Top 5 Benefits of BIM in Construction Management

In the ever-evolving construction industry, a new player joins and completely changes the game every once in a while. For the last few years, BIM (Building Information Modeling) has been that player, offering a fresh, beneficial way to deliver a successful project. 

Despite the considerable attention given to BIM, there are still some misconceptions about BIM and its role in construction. The primary misconception is that BIM is purely a new technology, explicitly referring to 3D models. While 3D models are an essential aspect, BIM offers so much more to the construction industry. If you think 3D models are incredible, just read on for 5D

As first defined in the National BIM Standard-US, a BIM “is a digital representation of physical and functional characteristics of a facility. As such, it serves as a shared knowledge resource for information about a facility, forming a reliable basis of decisions during its life cycle from inception onward.” BIM involves the process of designing a building collaboratively, using one unified system of computer models rather than entirely separate sets of drawings among disciplines.

Once you’ve experienced BIM, it is not hard to see the many benefits. In this post, we look at what we think are the top five benefits of implementing BIM. 


1. Improved Communication and Collaboration


As we like to remind ourselves repeatedly, communication is a key ingredient to construction success. BIM wouldn’t be changing the game if it didn’t offer improved communication and collaboration. 

BIM is an approach that highlights and promotes collaboration. Cloud-based software enables real-time access by everyone involved in the project, anytime and anywhere. The entire project - models, estimates, design notes, material choices, schedules, etc. - is stored and accessed in one place during all phases of the project. Having everything in one place means that when a stakeholder changes or updates the model, all stakeholders remain in sync throughout the project’s life cycle. 

2. Better Coordination and Clash Detection


While BIM is much more than a 3D model, the 3D model is undoubtedly at the core of BIM. 
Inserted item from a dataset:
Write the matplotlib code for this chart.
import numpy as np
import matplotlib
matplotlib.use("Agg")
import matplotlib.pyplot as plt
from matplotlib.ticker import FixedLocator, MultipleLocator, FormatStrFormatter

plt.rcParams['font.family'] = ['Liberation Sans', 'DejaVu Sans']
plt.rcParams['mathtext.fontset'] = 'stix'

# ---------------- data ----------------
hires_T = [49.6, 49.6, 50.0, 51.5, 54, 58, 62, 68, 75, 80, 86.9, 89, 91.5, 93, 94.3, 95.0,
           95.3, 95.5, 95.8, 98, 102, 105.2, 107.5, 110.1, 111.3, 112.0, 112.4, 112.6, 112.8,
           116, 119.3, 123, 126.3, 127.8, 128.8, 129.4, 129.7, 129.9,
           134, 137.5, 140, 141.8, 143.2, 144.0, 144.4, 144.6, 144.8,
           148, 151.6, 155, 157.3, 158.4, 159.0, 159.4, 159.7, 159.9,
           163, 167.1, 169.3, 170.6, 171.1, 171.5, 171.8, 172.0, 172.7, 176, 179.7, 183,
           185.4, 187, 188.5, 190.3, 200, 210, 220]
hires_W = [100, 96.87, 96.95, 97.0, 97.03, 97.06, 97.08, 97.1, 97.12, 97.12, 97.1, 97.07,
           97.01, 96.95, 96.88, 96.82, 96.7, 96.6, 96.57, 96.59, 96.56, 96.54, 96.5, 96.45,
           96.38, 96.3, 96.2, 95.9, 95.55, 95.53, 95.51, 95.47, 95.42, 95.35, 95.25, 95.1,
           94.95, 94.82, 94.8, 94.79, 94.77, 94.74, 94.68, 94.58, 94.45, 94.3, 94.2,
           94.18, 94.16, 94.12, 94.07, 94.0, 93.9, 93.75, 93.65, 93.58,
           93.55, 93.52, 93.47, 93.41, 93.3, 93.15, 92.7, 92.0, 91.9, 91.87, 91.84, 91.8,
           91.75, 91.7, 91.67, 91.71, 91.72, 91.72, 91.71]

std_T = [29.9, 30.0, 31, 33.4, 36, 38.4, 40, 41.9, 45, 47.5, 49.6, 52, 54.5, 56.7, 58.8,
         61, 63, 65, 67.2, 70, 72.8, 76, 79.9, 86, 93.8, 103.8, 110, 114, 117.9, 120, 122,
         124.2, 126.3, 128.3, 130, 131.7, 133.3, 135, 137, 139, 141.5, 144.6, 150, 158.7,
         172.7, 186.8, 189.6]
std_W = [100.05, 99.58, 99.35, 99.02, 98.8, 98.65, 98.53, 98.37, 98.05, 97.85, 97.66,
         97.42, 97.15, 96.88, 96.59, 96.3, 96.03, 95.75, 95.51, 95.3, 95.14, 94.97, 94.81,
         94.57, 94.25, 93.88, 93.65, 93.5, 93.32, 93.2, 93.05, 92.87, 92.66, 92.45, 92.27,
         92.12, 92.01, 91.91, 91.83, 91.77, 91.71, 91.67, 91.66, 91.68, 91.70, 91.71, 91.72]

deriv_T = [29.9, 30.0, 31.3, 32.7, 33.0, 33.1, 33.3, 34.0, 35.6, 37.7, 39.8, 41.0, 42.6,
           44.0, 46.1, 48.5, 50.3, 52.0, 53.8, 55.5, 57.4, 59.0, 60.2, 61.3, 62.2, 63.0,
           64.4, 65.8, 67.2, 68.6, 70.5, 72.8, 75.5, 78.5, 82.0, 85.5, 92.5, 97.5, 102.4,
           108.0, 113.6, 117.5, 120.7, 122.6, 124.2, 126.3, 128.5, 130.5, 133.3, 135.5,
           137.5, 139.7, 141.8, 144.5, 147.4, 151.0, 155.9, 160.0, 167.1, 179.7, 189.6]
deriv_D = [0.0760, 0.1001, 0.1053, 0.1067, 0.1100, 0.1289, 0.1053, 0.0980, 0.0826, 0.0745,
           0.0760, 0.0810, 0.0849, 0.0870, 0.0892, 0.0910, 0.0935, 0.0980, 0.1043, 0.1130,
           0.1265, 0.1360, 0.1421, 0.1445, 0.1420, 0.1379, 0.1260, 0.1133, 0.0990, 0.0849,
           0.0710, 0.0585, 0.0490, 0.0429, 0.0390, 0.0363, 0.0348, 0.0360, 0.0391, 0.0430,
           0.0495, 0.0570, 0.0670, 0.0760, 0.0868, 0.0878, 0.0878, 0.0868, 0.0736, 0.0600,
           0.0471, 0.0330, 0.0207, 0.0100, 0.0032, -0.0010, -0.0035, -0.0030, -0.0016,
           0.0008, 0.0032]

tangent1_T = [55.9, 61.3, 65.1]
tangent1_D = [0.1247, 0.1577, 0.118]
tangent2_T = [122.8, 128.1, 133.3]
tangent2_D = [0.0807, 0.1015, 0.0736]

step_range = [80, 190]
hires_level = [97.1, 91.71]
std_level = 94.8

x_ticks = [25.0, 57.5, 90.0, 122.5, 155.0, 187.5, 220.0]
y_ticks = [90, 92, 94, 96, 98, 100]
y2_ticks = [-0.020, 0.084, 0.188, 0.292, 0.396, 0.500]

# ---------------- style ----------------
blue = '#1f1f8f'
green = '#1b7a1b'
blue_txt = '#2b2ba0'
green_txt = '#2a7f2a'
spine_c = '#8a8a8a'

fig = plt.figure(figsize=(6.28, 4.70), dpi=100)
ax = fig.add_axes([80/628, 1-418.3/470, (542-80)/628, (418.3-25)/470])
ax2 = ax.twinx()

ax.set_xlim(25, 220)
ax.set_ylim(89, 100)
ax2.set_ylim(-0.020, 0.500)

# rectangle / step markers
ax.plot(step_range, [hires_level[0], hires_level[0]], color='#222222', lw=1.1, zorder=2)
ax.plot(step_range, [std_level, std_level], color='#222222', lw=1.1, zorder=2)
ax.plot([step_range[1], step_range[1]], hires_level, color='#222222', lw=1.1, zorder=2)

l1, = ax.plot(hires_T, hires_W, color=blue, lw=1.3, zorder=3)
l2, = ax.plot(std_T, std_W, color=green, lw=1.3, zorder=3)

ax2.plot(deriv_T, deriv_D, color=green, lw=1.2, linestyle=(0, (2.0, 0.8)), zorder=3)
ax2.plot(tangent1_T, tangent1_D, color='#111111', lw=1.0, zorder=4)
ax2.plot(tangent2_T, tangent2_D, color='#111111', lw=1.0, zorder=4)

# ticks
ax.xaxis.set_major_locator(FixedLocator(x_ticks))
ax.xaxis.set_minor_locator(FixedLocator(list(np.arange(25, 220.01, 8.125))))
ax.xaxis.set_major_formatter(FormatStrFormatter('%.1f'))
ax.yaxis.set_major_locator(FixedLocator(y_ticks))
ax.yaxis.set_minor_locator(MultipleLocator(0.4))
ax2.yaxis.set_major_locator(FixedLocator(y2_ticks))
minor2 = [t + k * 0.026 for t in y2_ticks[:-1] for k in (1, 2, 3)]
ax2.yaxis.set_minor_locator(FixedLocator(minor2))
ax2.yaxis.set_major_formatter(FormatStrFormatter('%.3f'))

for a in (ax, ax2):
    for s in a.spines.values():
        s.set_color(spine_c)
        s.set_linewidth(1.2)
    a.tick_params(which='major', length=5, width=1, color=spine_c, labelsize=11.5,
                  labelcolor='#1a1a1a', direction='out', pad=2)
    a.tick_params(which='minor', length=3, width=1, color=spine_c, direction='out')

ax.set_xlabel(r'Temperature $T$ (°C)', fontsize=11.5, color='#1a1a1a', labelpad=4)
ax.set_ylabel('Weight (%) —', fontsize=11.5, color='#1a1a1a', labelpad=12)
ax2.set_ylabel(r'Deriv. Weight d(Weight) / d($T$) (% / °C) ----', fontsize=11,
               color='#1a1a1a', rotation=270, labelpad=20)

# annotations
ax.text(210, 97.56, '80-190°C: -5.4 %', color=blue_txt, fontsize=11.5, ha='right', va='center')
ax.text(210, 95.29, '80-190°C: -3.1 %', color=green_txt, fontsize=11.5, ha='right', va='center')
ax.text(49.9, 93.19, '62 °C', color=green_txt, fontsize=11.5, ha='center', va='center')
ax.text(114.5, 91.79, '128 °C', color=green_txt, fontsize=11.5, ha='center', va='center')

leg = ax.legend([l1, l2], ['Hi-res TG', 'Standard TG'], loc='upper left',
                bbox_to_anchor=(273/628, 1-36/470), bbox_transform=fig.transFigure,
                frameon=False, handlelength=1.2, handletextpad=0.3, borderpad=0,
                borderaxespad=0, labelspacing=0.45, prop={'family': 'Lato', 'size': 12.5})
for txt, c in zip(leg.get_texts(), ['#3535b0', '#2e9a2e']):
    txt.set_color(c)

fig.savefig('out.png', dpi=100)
One of the main advantages of resourcing a 3D model of a new or existing building is increased coordination and clash detection among trades. General contractors and their subcontractors can access the 3D model well before construction begins, pin-pointing clashes and congested areas to address as the multiple trades begin their install. 

How do the electrical conduits route above the ceiling to avoid the ductwork and fire sprinkler lines? Does the plumbing clash with a structural beam? Do the sectional doors have enough ceiling clearance? Clash detection increases efficiency during construction and decreases extra costs as issues surface well before they become costly impacts.

3. Real-Time Visualization


Using BIM, project stakeholders can plan and visualize an entire project during preconstruction. Before a ground-breaking event is even put into motion, clients can view the 3D model and experience the look and feel of the building.

Two-dimensional paper plans have their place. A career architect or contractor has the experience to interpret these drawings and understand how the final product will feel. But BIM and the 3D model open up a new window into the building, allowing owners and construction partners to truly “get eyes” on their future spaces. Virtual and augmented realities are becoming increasingly popular among architects aiming to help their clients understand their designs, ultimately reducing time-consuming and costly modifications during construction. 

4. Cost and Resource Reduction


If the new player in the game doesn’t reduce costs, it probably won’t last long. BIM reduces costs in significant ways. Model-based cost assessment is known as 5D BIM

5D BIM provides reliable cost estimates well before the construction phase begins. Architects and their consultants use the BIM model to quantify and estimate various items, including materials and their costs, shipping materials, prefabricated or modular pieces, and even labor. This data is used to discover ways to reduce costs by selecting more cost-effective materials, finding the right time to buy materials, deciding whether prefabricated materials or built-on-site materials are cheaper, and streamlining the construction workflow to reduce labor. 

BIM decreases the overall duration of a project. Design teams are faster and more efficient in their planning and contractor productivity skyrockets with BIM implementation. 

5. Higher Quality Buildings


The advantages of BIM are most evident in the design and construction phases of a project. Still, owners often also notice a considerable improvement in the overall quality of their new facility. 

Due to the increased collaboration and modeling, BIM makes better building designs. Teams catch structural deficiencies before construction begins, 3D visualizations lead to better design aesthetics and modeling even the flow of natural and artificial light in a building results in a higher quality product for owners. 

Considering multiple dimensions - including 3D aesthetics, durations of each design element, overall cost, environmental impact over time, and long-term maintenance costs - leads to higher quality buildings and fully satisfied owners and clients. 


BIM isn’t just a new technology on the construction block. It is so much more. As a complete, integrative process of creating and managing information in projects, BIM is changing the game in the construction industry. The result is better communication, collaboration, and coordination, real-time visualization, reduced costs, and overall higher quality builds. 

BIM is here to stay, and the results speak for themselves.